The Hanoitimes - A dozen of garment and textile enterprises, mostly in northern region, have been investing in expanding production since 2009 in a trend that is forecast to be continued, said experts from the Vietnam Garment and Textile Group (Vinatex).
Analysing the positive trend, Nguyen Van Thoi, General Director of the Thai Nguyen Investment and Trade Company (TNG), said the world’s garment and textile suppliers are shifting their attention from China to Vietnam and in the country, the market is moving from the south to the north due to more labour competitiveness.
In addition, customers now tend to directly connect to suppliers instead of through intermediaries such as international contractors and retail groups, thus creating opportunities for development for Vietnamese garment firms, including TNG.
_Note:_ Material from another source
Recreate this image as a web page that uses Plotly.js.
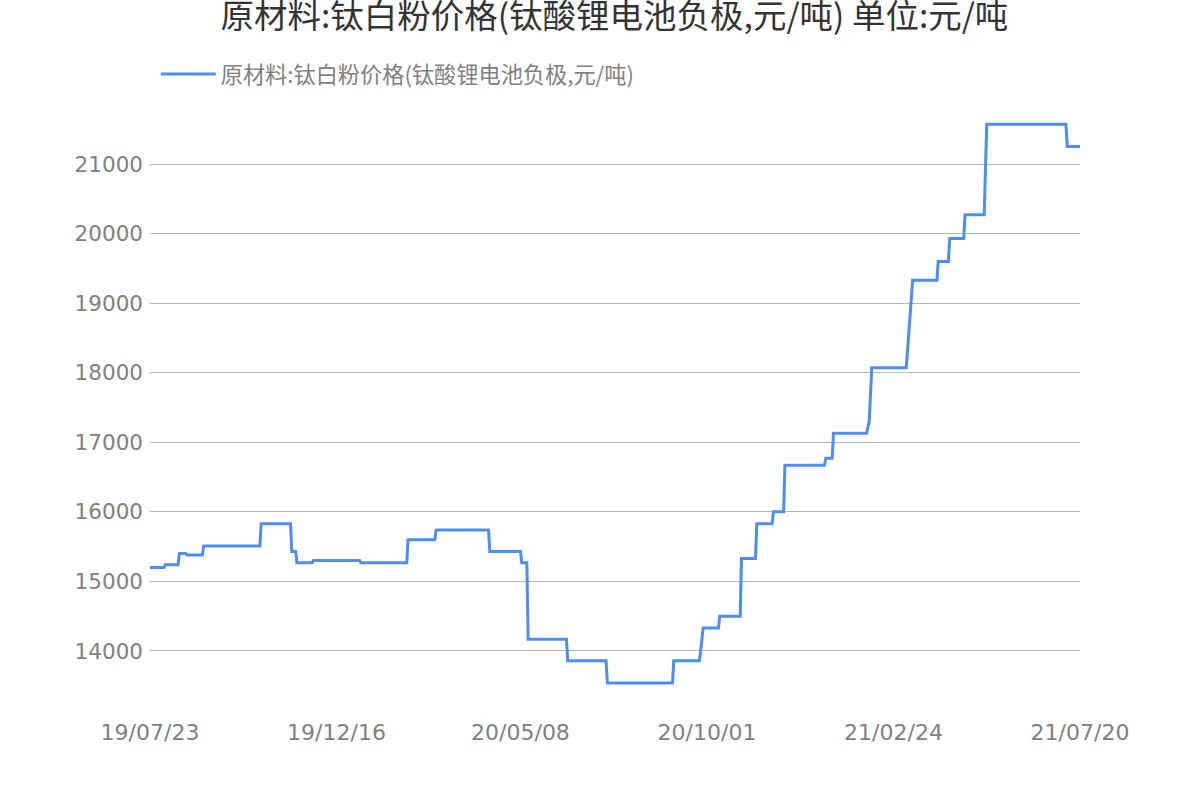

Recently, TNG invested 210 billion VND (11 million USD) in building its fourth plant, which is scheduled to be put into operation in the first quarter of 2011, bringing the company’s total sewing chains to 172, making it one of the country’s leading garment suppliers.
The TNG leader said that the investment was based on long-term and stable commitments and orders from its customers, including those from the US and Canada like Columbia , Sportswear, The Children’s Place and Capital.
After this project, TNG plans to invest further in its equipment with the aim of taking on more steps of international garment orders by 2015, Thoi said.
Earlier, the Nha Be Garment Joint Stock Corporation, which has 22 garment factories and eight trading companies, invested trillions of VND in nearly 10 projects despite fluctuation in the market. Two of them, with a combined investment capital of over 200 billion VND (over 10 million USD) will become operational late this month.
The new investment is expected to raise the company’s export turnover by between 20-25 percent this year, said Duong Thi Ngoc Dung, President of the Board of Directors of Nha Be.
According to experts, increasing investment in expand production is necessary at a time when Vietnam still has many advantages in sub-contracting. However, for sustainable development, enterprises should invest in supporting industries like materials processing, textile and dying in order to switch from sub-contracting to selling products of their owned designs.
Garment and textile have been Vietnam ’s leading export items with turnover hitting nearly 10 billion USD a year for the past two years.
In the first eight months of the year, the garment and textile sector earned almost 6.9 billion USD from exports, a 17.8 percent increase over the same period last year and is expected to earn 10.5 billion USD for the whole year.